Verification Coverage
DuckDB's test suite covers:
- Parser correctness -- SQL statements are parsed into the expected AST structures
- Planner correctness -- logical plans are generated correctly for various query patterns
- Optimizer correctness -- optimization passes preserve query semantics
- Execution correctness -- physical operators produce correct results for all data types
- Storage correctness -- data persists and is retrieved accurately across sessions
- Transaction correctness -- MVCC isolation guarantees hold under concurrent access
Usage
This principle applies after the build has completed and executables have been produced:
- Build the core library and test runner executable.
- Execute the test suite against the built binary.
- Analyze test results: all tests must pass for the build to be considered verified.
- Optionally run with different build configurations (debug, release, sanitizers) for broader coverage.
In continuous integration, this principle is enforced automatically -- every pull request must pass the full test suite before merging.
Theoretical Basis
Test-Driven Verification
Build verification follows the principle that software correctness must be demonstrated, not assumed.
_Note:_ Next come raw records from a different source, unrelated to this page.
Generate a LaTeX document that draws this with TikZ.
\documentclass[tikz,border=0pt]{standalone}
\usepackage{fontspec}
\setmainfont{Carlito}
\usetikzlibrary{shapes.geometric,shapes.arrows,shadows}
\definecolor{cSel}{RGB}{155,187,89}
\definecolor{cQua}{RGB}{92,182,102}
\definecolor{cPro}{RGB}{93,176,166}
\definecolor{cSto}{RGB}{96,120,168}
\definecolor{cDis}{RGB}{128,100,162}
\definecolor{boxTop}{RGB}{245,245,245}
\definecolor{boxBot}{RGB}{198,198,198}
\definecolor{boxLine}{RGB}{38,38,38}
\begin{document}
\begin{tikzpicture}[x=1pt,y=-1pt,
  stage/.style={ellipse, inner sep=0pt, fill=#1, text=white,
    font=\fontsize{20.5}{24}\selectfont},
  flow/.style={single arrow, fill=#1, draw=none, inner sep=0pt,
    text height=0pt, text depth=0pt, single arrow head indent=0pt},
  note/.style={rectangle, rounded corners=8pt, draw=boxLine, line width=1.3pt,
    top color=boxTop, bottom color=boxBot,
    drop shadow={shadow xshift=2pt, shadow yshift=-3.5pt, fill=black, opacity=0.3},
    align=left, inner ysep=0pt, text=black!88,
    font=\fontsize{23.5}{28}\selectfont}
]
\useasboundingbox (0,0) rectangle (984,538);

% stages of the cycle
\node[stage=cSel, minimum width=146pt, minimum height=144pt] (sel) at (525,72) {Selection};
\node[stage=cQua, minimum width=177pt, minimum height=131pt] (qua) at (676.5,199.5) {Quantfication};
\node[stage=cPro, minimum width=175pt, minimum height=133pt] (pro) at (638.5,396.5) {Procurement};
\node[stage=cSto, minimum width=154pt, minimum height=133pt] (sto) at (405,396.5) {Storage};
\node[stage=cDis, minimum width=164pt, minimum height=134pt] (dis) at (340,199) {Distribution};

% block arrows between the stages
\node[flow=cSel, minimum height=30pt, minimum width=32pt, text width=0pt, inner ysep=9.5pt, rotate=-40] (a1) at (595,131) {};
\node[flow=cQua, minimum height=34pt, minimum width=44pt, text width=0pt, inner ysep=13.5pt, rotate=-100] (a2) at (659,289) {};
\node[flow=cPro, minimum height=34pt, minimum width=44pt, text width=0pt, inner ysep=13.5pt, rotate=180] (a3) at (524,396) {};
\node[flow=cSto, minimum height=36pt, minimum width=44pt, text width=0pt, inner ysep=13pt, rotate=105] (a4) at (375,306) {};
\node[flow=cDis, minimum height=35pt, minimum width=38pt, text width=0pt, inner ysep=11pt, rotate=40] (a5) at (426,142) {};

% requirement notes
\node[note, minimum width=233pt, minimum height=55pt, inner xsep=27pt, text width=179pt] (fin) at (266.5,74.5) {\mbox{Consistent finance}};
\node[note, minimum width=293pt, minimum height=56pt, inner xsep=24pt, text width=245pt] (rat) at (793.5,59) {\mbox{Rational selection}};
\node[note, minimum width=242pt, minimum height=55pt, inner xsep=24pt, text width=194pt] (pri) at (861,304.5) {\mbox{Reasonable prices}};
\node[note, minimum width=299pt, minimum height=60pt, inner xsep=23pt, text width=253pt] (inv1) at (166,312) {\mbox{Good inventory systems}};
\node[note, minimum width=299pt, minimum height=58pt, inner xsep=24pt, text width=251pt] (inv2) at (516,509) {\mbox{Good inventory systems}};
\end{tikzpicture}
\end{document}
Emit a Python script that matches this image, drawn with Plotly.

By running a comprehensive suite of automated tests after every build, the project maintains a high confidence level that:
- New code does not break existing functionality (regression detection).
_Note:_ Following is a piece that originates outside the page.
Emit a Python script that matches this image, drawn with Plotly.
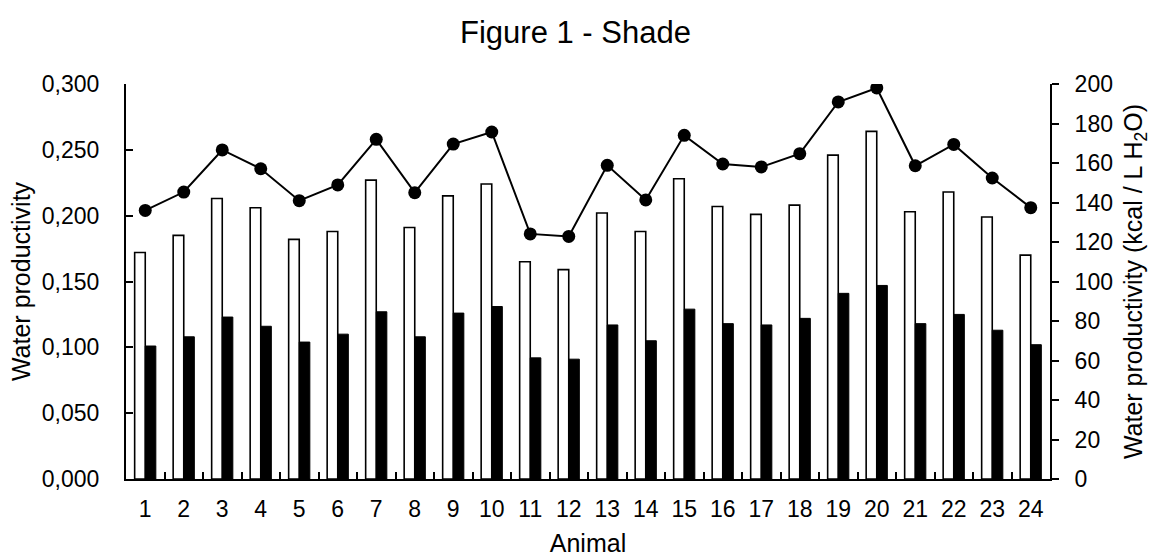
import plotly.graph_objects as go

# Animals on the x axis
animals = [str(i) for i in range(1, 25)]

# Water productivity, left axis (white and black bars)
wp_white = [0.172, 0.185, 0.213, 0.206, 0.182, 0.188, 0.227, 0.191, 0.215, 0.224,
            0.165, 0.159, 0.202, 0.188, 0.228, 0.207, 0.201, 0.208, 0.246, 0.264,
            0.203, 0.218, 0.199, 0.170]
wp_black = [0.101, 0.108, 0.123, 0.116, 0.104, 0.110, 0.127, 0.108, 0.126, 0.131,
            0.092, 0.091, 0.117, 0.105, 0.129, 0.118, 0.117, 0.122, 0.141, 0.147,
            0.118, 0.125, 0.113, 0.102]

# Water productivity in kcal / L H2O, right axis (line)
wp_kcal = [136.0, 145.3, 166.6, 157.1, 140.9, 148.9, 172.0, 145.0, 169.6, 175.7,
           124.1, 122.8, 158.8, 141.3, 174.0, 159.5, 158.0, 164.7, 190.9, 198.0,
           158.6, 169.4, 152.4, 137.4]

FONT = "Arial, Liberation Sans, sans-serif"

fig = go.Figure()

fig.add_trace(go.Bar(
    x=animals, y=wp_white, name="white",
    marker=dict(color="white", line=dict(color="black", width=1.6)),
))
fig.add_trace(go.Bar(
    x=animals, y=wp_black, name="black",
    marker=dict(color="black", line=dict(color="black", width=1)),
))
fig.add_trace(go.Scatter(
    x=animals, y=wp_kcal, yaxis="y2", mode="lines+markers", name="kcal",
    line=dict(color="black", width=2),
    marker=dict(color="black", size=13),
))

fig.update_layout(
    width=1151, height=557,
    margin=dict(l=126, r=101, t=84, b=78, autoexpand=False),
    paper_bgcolor="white", plot_bgcolor="white",
    separators=",.",
    showlegend=False,
    barmode="group", bargap=0.45, bargroupgap=0,
    font=dict(family=FONT, color="black", size=23),
    title=dict(text="Figure 1 - Shade", x=0.5, xanchor="center",
               y=1 - 32 / 557, yanchor="middle", yref="container",
               font=dict(family=FONT, size=31, color="black")),
    xaxis=dict(
        type="category", range=[-0.5, 23.5], automargin=False,
        showline=True, linecolor="black", linewidth=2,
        ticks="inside", tickson="boundaries", ticklen=7, tickwidth=2, tickcolor="black",
        ticklabelstandoff=8,
        tickfont=dict(size=23),
        title=dict(text="Animal", font=dict(size=25), standoff=18),
        showgrid=False, zeroline=False,
    ),
    yaxis=dict(
        range=[0, 0.3], tick0=0, dtick=0.05, tickformat=".3f", automargin=False,
        showline=True, linecolor="black", linewidth=2,
        ticks="inside", ticklen=7, tickwidth=2, tickcolor="black",
        ticklabelstandoff=20,
        tickfont=dict(size=23),
        title=dict(text="Water productivity", font=dict(size=25), standoff=4),
        showgrid=False, zeroline=False,
    ),
    yaxis2=dict(
        overlaying="y", side="right", automargin=False,
        range=[0, 200], tick0=0, dtick=20,
        showline=True, linecolor="black", linewidth=2,
        ticks="outside", ticklen=7, tickwidth=2, tickcolor="black",
        ticklabelstandoff=11,
        tickfont=dict(size=23),
        title=dict(text="Water productivity (kcal / L H<sub>2</sub>O)",
                   font=dict(size=25), standoff=16),
        showgrid=False, zeroline=False,
    ),
)

fig.write_html("out.html")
- The build configuration itself is correct (compiler flags, link order, dependency versions).
- Platform-specific behavior is validated on each target platform.
Continuous Integration Validation
In a CI/CD pipeline, build verification serves as the quality gate between code change and code deployment:
- A developer pushes a commit or opens a pull request.
- The CI system builds the project in one or more configurations.
- The test suite is executed against each build.
- Only if all tests pass in all configurations is the change considered safe to merge.
This ensures the main branch always contains verified, buildable, and functionally correct code.
Defense in Depth
Running tests at multiple levels (unit, integration, end-to-end) and in multiple configurations (debug, release, sanitized) provides defense in depth against different classes of bugs:
- Debug builds with assertions catch logic errors and invariant violations.
- Release builds catch optimization-related bugs and undefined behavior.
- Sanitizer builds (ASan, UBSan, TSan) catch memory errors, undefined behavior, and data races.